Кто-то из великих ученых Египта рассказывал: Как-то правитель Египта направил меня посланником к Хиркилу [Ираклию. –
Али Сафи – единственный автор, кто сообщает нам об институте “императорского дурака”, да еще прикованного к трону. Ни в арабских, ни в каких-либо других, более ранних источниках не удалось отыскать ничего похожего на этот рассказ – но он, разумеется, не выдуман и самим Али Сафи. “Великий ученый Египта”, отправляющийся к императору Ираклию, весьма напоминает Стефана Александрийского, который действительно прибыл в Константинополь в 619–620 году7.

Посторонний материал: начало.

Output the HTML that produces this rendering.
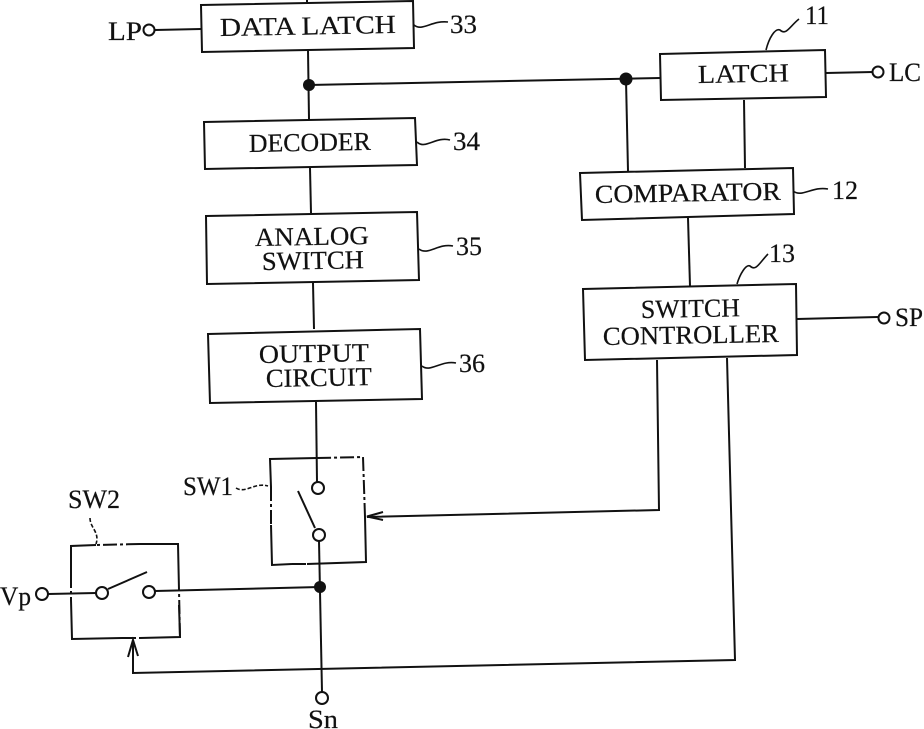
<!DOCTYPE html>
<html><head><meta charset="utf-8"><style>
html,body{margin:0;padding:0;background:#fff}
svg{display:block}
text{font-family:"Liberation Serif",serif;font-size:26px;fill:#111;stroke:#111;stroke-width:.2}
.b,.l,.t{fill:none;stroke:#111;stroke-width:2}
.t{stroke-width:1.6}
.d{stroke-dasharray:14 3 3 3}
.c{fill:#fff;stroke:#111;stroke-width:2}
</style></head><body>
<svg width="924" height="729" viewBox="0 0 924 729" xmlns="http://www.w3.org/2000/svg">
<rect width="924" height="729" fill="#fff"/>
<!-- boxes -->
<polygon class="b" points="201,5 413,1 414,48 202,52"/>
<polygon class="b" points="204,122 415,118 417,165 205,169"/>
<polygon class="b" points="206,216 417,212 419,280 207,284"/>
<polygon class="b" points="208,334 420,329 422,399 210,403"/>
<polygon class="b" points="660,54 825,50 826,97 661,100"/>
<polygon class="b" points="580,173 793,168 794,214 582,220"/>
<polygon class="b" points="583,289 796,284 797,355 585,360"/>
<!-- SW1 box -->
<path class="l" d="M317,458 L270,459 L271,487"/>
<path class="l d" d="M271,487 L271,525"/>
<path class="l" d="M271,525 L272,565 L292,564"/>
<path class="l d" d="M292,564 L307,564"/>
<path class="l" d="M307,564 L366,562 L365,517"/>
<path class="l d" d="M365,517 L363,457 L317,458"/>
<!-- SW2 box -->
<path class="l" d="M96,545 L71,546 L71,574"/>
<path class="l d" d="M71,574 L71,600"/>
<path class="l" d="M71,600 L72,639 L122,638"/>
<path class="l d" d="M122,638 L140,638"/>
<path class="l" d="M140,638 L180,637 L179,605"/>
<path class="l d" d="M180,637 L179,590"/>
<path class="l" d="M179,590 L178,544 L140,544"/>
<path class="l d" d="M140,544 L96,545"/>
<!-- connectors -->
<path class="l" d="M307,0 L307,2"/>
<path class="l" d="M308,50 L309,119"/>
<path class="l" d="M310,168 L311,213"/>
<path class="l" d="M313,283 L314,329"/>
<path class="l" d="M316,402 L317,482"/>
<path class="l" d="M309,85 L660,78"/>
<path class="l" d="M626,80 L628,171"/>
<path class="l" d="M744,100 L745,168"/>
<path class="l" d="M688,218 L690,286"/>
<path class="l" d="M155,30 L201,29"/>
<path class="l" d="M826,73 L873,72"/>
<path class="l" d="M797,319 L878,317"/>
<path class="l" d="M657,360 L659,510 L367,517"/>
<path class="l" d="M383,512 L367,516.500 L383,520"/>
<path class="l" d="M727,358 L735,660 L133,673 L133,640"/>
<path class="l" d="M128,657 L133,640 L138,656"/>
<path class="l" d="M319,541 L322,692"/>
<path class="l" d="M48,594 L96,593"/>
<path class="l" d="M155,591 L320,587"/>
<path class="l" d="M298,491 L315,528"/>
<path class="l" d="M108,589 L147,572"/>
<!-- terminals -->
<circle class="c" cx="149" cy="30" r="5.500"/>
<circle class="c" cx="878" cy="72" r="5.500"/>
<circle class="c" cx="884" cy="318" r="5.500"/>
<circle class="c" cx="318" cy="488" r="6"/>
<circle class="c" cx="319" cy="535" r="6"/>
<circle class="c" cx="42" cy="594" r="6"/>
<circle class="c" cx="102" cy="593" r="6"/>
<circle class="c" cx="149" cy="592" r="6"/>
<circle class="c" cx="322" cy="698" r="6"/>
<circle cx="309" cy="85" r="6" fill="#111"/>
<circle cx="626" cy="79" r="6.500" fill="#111"/>
<circle cx="320" cy="587" r="6" fill="#111"/>
<!-- leaders -->
<path class="t" d="M414,25 C422,32 432,20 448,22"/>
<path class="t" d="M417,142 C425,150 436,136 450,140"/>
<path class="t" d="M419,249 C428,256 438,243 453,246"/>
<path class="t" d="M422,366 C430,373 441,360 456,363"/>
<path class="t" d="M766,50 C769,38 775,28 780,30 C786,36 790,26 799,19"/>
<path class="t" d="M793,191 C802,198 812,186 828,189"/>
<path class="t" d="M737,284 C740,274 746,264 750,266 C756,272 760,262 768,254"/>
<path class="t" stroke-dasharray="4 2" d="M236,488 C246,494 254,482 268,486"/>
<path class="t" stroke-dasharray="4 2" d="M90,518 C90,528 100,532 96,544"/>
<!-- labels -->
<text lengthAdjust="spacingAndGlyphs" x="220" y="36" textLength="176" transform="rotate(-1 220 36)">DATA LATCH</text>
<text lengthAdjust="spacingAndGlyphs" x="249" y="152" textLength="122" transform="rotate(-1 249 152)">DECODER</text>
<text lengthAdjust="spacingAndGlyphs" x="255" y="246" textLength="114" transform="rotate(-1 255 246)">ANALOG</text>
<text lengthAdjust="spacingAndGlyphs" x="262" y="270" textLength="102" transform="rotate(-1 262 270)">SWITCH</text>
<text lengthAdjust="spacingAndGlyphs" x="259" y="363" textLength="110" transform="rotate(-1 259 363)">OUTPUT</text>
<text lengthAdjust="spacingAndGlyphs" x="266" y="387" textLength="106" transform="rotate(-1 266 387)">CIRCUIT</text>
<text lengthAdjust="spacingAndGlyphs" x="698" y="83" textLength="91" transform="rotate(-1 698 83)">LATCH</text>
<text lengthAdjust="spacingAndGlyphs" x="595" y="203" textLength="186" transform="rotate(-1 595 203)">COMPARATOR</text>
<text lengthAdjust="spacingAndGlyphs" x="641" y="318" textLength="99" transform="rotate(-1 641 318)">SWITCH</text>
<text lengthAdjust="spacingAndGlyphs" x="603" y="345" textLength="176" transform="rotate(-1 603 345)">CONTROLLER</text>
<text lengthAdjust="spacingAndGlyphs" x="108" y="40" textLength="34">LP</text>
<text lengthAdjust="spacingAndGlyphs" x="889" y="81" textLength="32">LC</text>
<text lengthAdjust="spacingAndGlyphs" x="895" y="326" textLength="28">SP</text>
<text lengthAdjust="spacingAndGlyphs" x="0" y="605" textLength="31">Vp</text>
<text lengthAdjust="spacingAndGlyphs" x="308" y="728" textLength="30">Sn</text>
<text lengthAdjust="spacingAndGlyphs" x="183" y="495" textLength="50">SW1</text>
<text lengthAdjust="spacingAndGlyphs" x="68" y="508" textLength="52">SW2</text>
<text lengthAdjust="spacingAndGlyphs" x="450" y="33" textLength="27">33</text>
<text lengthAdjust="spacingAndGlyphs" x="453" y="150" textLength="27">34</text>
<text lengthAdjust="spacingAndGlyphs" x="456" y="255" textLength="26">35</text>
<text lengthAdjust="spacingAndGlyphs" x="459" y="372" textLength="26">36</text>
<text lengthAdjust="spacingAndGlyphs" x="805" y="24" textLength="24">11</text>
<text lengthAdjust="spacingAndGlyphs" x="832" y="199" textLength="26">12</text>
<text lengthAdjust="spacingAndGlyphs" x="769" y="262" textLength="26">13</text>
</svg>
</body></html>
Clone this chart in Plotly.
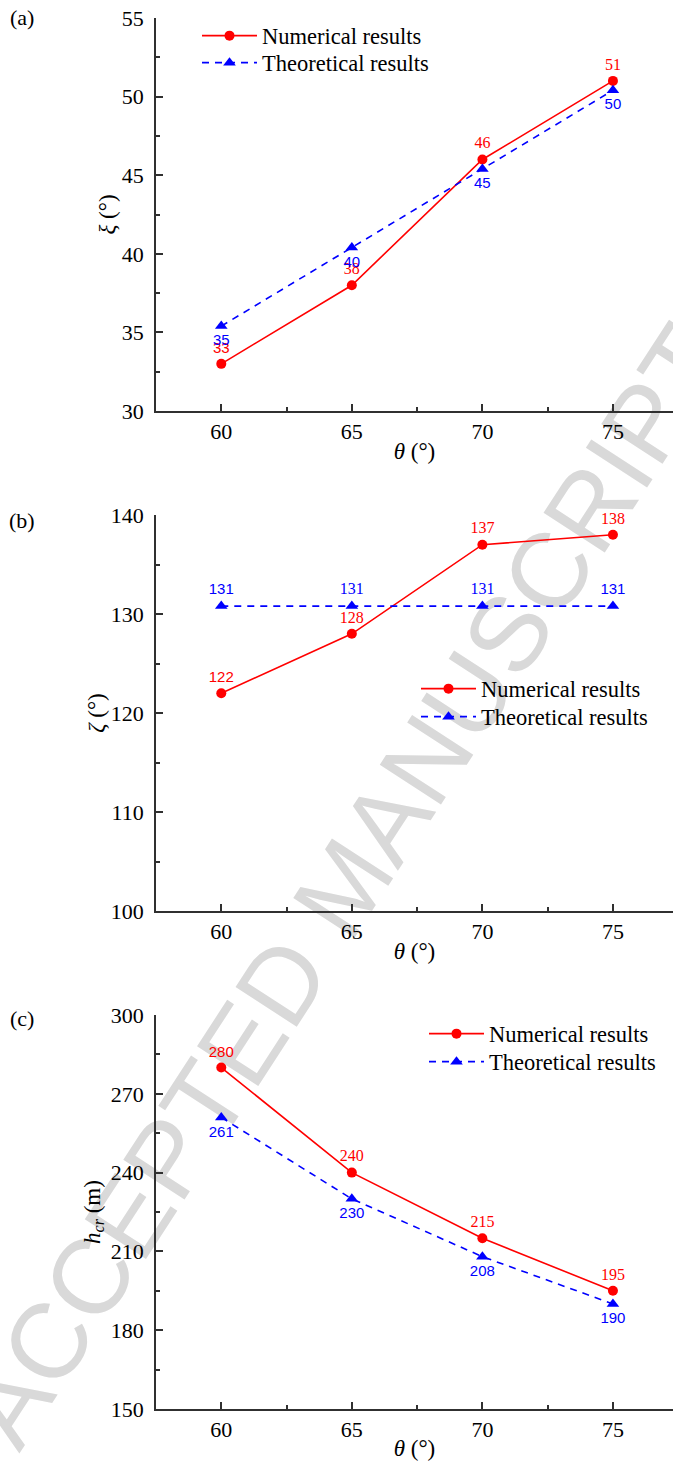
import plotly.graph_objects as go

# ---- data -------------------------------------------------------------
theta = [60, 65, 70, 75]

xi_numerical = [33, 38, 46, 51]
xi_theoretical = [35.4, 40.4, 45.4, 50.4]

zeta_numerical = [122, 128, 137, 138]
zeta_theoretical = [130.8, 130.8, 130.8, 130.8]

hcr_numerical = [280, 240, 215, 195]
hcr_theoretical = [261, 230, 208, 190]

x_tick_values = [60, 65, 70, 75]
series_names = ["Numerical results", "Theoretical results"]
panel_tags = ["(a)", "(b)", "(c)"]

# ---- styling ----------------------------------------------------------
W, H = 673, 1461
L_MARGIN = 156
PLOT_W = W - L_MARGIN
SERIF = "Liberation Serif"
SANS = "Liberation Sans"
RED = "#ff0000"
BLUE = "#0000ff"
AXIS_COLOR = "#303030"
TICK_SIZE = 22
TITLE_SIZE = 23
LEGEND_SIZE = 22.5


def px_x(px):
    return (px - L_MARGIN) / PLOT_W


def px_y(py):
    return 1 - py / H


panels = [
    dict(num=xi_numerical, theo=xi_theoretical, top=18, bottom=411,
         yrange=[30, 55], dtick=5, minor=2.5,
         ytitle="<i>ξ</i> (°)", ytitle_gap=0,
         theo_pos="bottom center",
         num_fonts=[SANS, SERIF, SERIF, SERIF],
         theo_fonts=[SANS, SANS, SANS, SANS],
         legend_x=202, legend_rows=(36, 63), tag_y=18),
    dict(num=zeta_numerical, theo=zeta_theoretical, top=515, bottom=911,
         yrange=[100, 140], dtick=10, minor=5,
         ytitle="<i>ζ</i> (°)", ytitle_gap=0,
         theo_pos="top center",
         num_fonts=[SANS, SERIF, SERIF, SERIF],
         theo_fonts=[SANS, SERIF, SERIF, SANS],
         legend_x=421, legend_rows=(689, 717), tag_y=520),
    dict(num=hcr_numerical, theo=hcr_theoretical, top=1015, bottom=1409,
         yrange=[150, 300], dtick=30, minor=15,
         ytitle="<i>h<sub>cr</sub></i> (m)", ytitle_gap=4,
         theo_pos="bottom center",
         num_fonts=[SANS, SERIF, SERIF, SERIF],
         theo_fonts=[SANS, SANS, SANS, SANS],
         legend_x=429, legend_rows=(1034, 1062), tag_y=1018),
]


def label_sizes(fonts):
    return [15 if f == SANS else 16 for f in fonts]


fig = go.Figure()
layout = dict(
    width=W, height=H,
    margin=dict(l=L_MARGIN, r=0, t=0, b=0, autoexpand=False),
    paper_bgcolor="white", plot_bgcolor="white",
    font=dict(family=SERIF, size=TICK_SIZE, color="black"),
    showlegend=True,
    annotations=[], shapes=[],
)

legend_index = 0
for i, p in enumerate(panels):
    n = "" if i == 0 else str(i + 1)
    xa, ya = "x" + n, "y" + n

    series = [
        dict(y=p["num"], name=series_names[0], color=RED, dash="solid",
             symbol="circle", size=10, pos="top center", fonts=p["num_fonts"]),
        dict(y=p["theo"], name=series_names[1], color=BLUE, dash="7px,6px",
             symbol="triangle-up", size=11, pos=p["theo_pos"],
             fonts=p["theo_fonts"]),
    ]
    for s, row_y in zip(series, p["legend_rows"]):
        legend_index += 1
        leg = "legend" if legend_index == 1 else "legend%d" % legend_index
        fig.add_trace(go.Scatter(
            x=theta, y=s["y"], xaxis=xa, yaxis=ya, legend=leg,
            name=s["name"], mode="lines+markers+text",
            line=dict(color=s["color"], width=1.6, dash=s["dash"]),
            marker=dict(symbol=s["symbol"], size=s["size"], color=s["color"]),
            texttemplate="%{y:.0f}", textposition=s["pos"],
            textfont=dict(color=s["color"], family=s["fonts"],
                          size=label_sizes(s["fonts"])),
            cliponaxis=False,
        ))
        layout[leg] = dict(
            x=px_x(p["legend_x"] - 5), y=px_y(row_y),
            xanchor="left", yanchor="middle",
            bgcolor="rgba(0,0,0,0)", borderwidth=0,
            font=dict(family=SERIF, size=LEGEND_SIZE, color="black"),
            itemwidth=55,
        )

    common = dict(
        showline=True, linecolor=AXIS_COLOR, linewidth=1.8,
        ticks="inside", ticklen=7, tickwidth=1.5, tickcolor=AXIS_COLOR,
        showgrid=False, zeroline=False,
        tickfont=dict(family=SERIF, size=TICK_SIZE, color="black"),
    )
    layout["xaxis" + n] = dict(
        common, domain=[0, 1], anchor=ya, range=[57.5, 77.3],
        tickvals=x_tick_values,
        minor=dict(dtick=2.5, tick0=57.5, ticks="inside", ticklen=4,
                   tickwidth=1.5, tickcolor=AXIS_COLOR),
        title=dict(text="<i>θ</i> (°)", standoff=0,
                   font=dict(family=SERIF, size=TITLE_SIZE)),
        ticklabelstandoff=0,
    )
    layout["yaxis" + n] = dict(
        common, domain=[px_y(p["bottom"]), px_y(p["top"])], anchor=xa,
        range=p["yrange"], dtick=p["dtick"], tick0=p["yrange"][0],
        minor=dict(dtick=p["minor"], ticks="inside", ticklen=4,
                   tickwidth=1.5, tickcolor=AXIS_COLOR),
        title=dict(text=p["ytitle"], standoff=p["ytitle_gap"],
                   font=dict(family=SERIF, size=TITLE_SIZE)),
        ticklabelstandoff=6,
    )
    layout["annotations"].append(dict(
        text=panel_tags[i], xref="paper", yref="paper",
        x=px_x(22), y=px_y(p["tag_y"]), xanchor="center", yanchor="middle",
        showarrow=False, font=dict(family=SERIF, size=TICK_SIZE, color="black"),
    ))

# diagonal watermark, kept beneath the data
cx, cy = px_x(336), px_y(880)
layout["shapes"].append(dict(
    type="rect", xref="paper", yref="paper",
    x0=cx - 0.01, x1=cx + 0.01, y0=cy - 0.005, y1=cy + 0.005,
    line=dict(width=0), fillcolor="rgba(0,0,0,0)", layer="below",
    label=dict(text="ACCEPTED MANUSCRIPT", textangle=-57,
               textposition="middle center",
               font=dict(family=SANS, size=106, color="#d9d9d9")),
))

fig.update_layout(**layout)
fig.write_html("out.html")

Кроме того, у Бар Эбрея, сирийского христианина XIII века, в “Смешных историях” рассказывается несколько похожих анекдотов, вращающихся вокруг Ираклия и прикованных сумасшедших8. Но еще важнее те из анекдотов Бар Эбрея, которые кажутся далекими отзвуками юродских житий. Например, такой: “Одному лунатику сумасшедшие сказали: подсчитай, сколько нас, сумасшедших, в Эмесе. И ответил он: я не могу это сделать, ибо вас очень много; легче сосчитать умных, их куда меньше”9. Эмес и лунатики сразу наводят на мысль о Симеоне (ср. с. 93–94), а изобилие сумасшедших напоминает о том, что этот святой называл сумасшедшими здоровых (ср. с. 91). У Бар Эбрея о самом юродстве нет ни слова, но эта дожившая до его времени шутка может свидетельствовать о том, что история Симеона Эмесского продолжала жить в фольклорной среде через много столетий после Леонтия Неапольского. А может быть, все наоборот, и сама история еще старше жития Симеона? Не исключено, что это именно Леонтий перерабатывал уже ходившие в его время популярные байки. На такую вероятность указывает еще одна шутка, рассказанная Бар Эбреем: “Сумасшедший, когда дети бросали в него камни, убежал от них и повстречал женщину с ребенком на руках. Он подошел к ней и ударил ребенка так, что едва не убил. Женщина воскликнула: “…Что плохого сделал тебе ребенок?” Сумасшедший сказал: “О, блудница, подожди, когда он подрастет немного, он будет еще хуже тех, что бросали в меня камни”10. Эта история очень напоминает один эпизод из жития Симеона о девушках, певших про святого куплеты и наказанных им (см. с. 93, 96). Только у Леонтия пророчество о будущем злонравии поплатившихся девушек представлено с сочувствием, а у Бар Эбрея – с издевкой. Не исключено, что агиограф Симеона взял современный ему анекдот “о дураке” и вывернул его наизнанку.
Как ни мало знаем мы о той культурной среде, в которой появился Симеон Эмесский, а вернее, сложился его культ, все-таки он не выглядит теперь висящим совсем уж в воздухе. Да и все сказанное в предыдущих главах должно, как представляется, закономерно подвести нас к выводу о том, что данный культ действительно существовал. А между тем именно это обстоятельство фактически игнорирует Д. Крюгер в своей монографии о Симеоне Юродивом11. По его убеждению, образ эмесского юродивого нарисован Леонтием в качестве фантазии о “христианском Диогене”. “Леонтий изображает Симеона как новейшего киника… Симеона оправдывает прецедент, так как в качестве литературного типа киники были интеллектуально и морально приемлемы для образованных христиан… Леонтий привлек Диогена, чтобы оправдать Симеона”12. Эта гипотеза выглядит странной13: с одной стороны, юродство вызревало в культуре постепенно, и читатель жития Симеона должен был вспомнить скорее о Серапионе Синдоните, чем о Диогене; с другой же стороны (и это, как ни странно, признает сам Крюгер14), христианские авторитеты относились к Диогену в лучшем случае двусмысленно и, хваля его за презрение к царю Александру, порицали за все остальное, то есть как раз за разнузданность поведения. “Кинизм бесконечно далек от христианства”, – писал в IV веке Евномий15. “Диоген… подавал зрителям отвратительный пример”, – вторил ему в V веке Феодорит16. Использование Леонтием Неапольским в рамках литературной игры некоторых черт Диогена не вызывает сомнений17, но они не могли служить оправданием для Симеона. Да тот и не нуждался в оправданиях, тем более таких.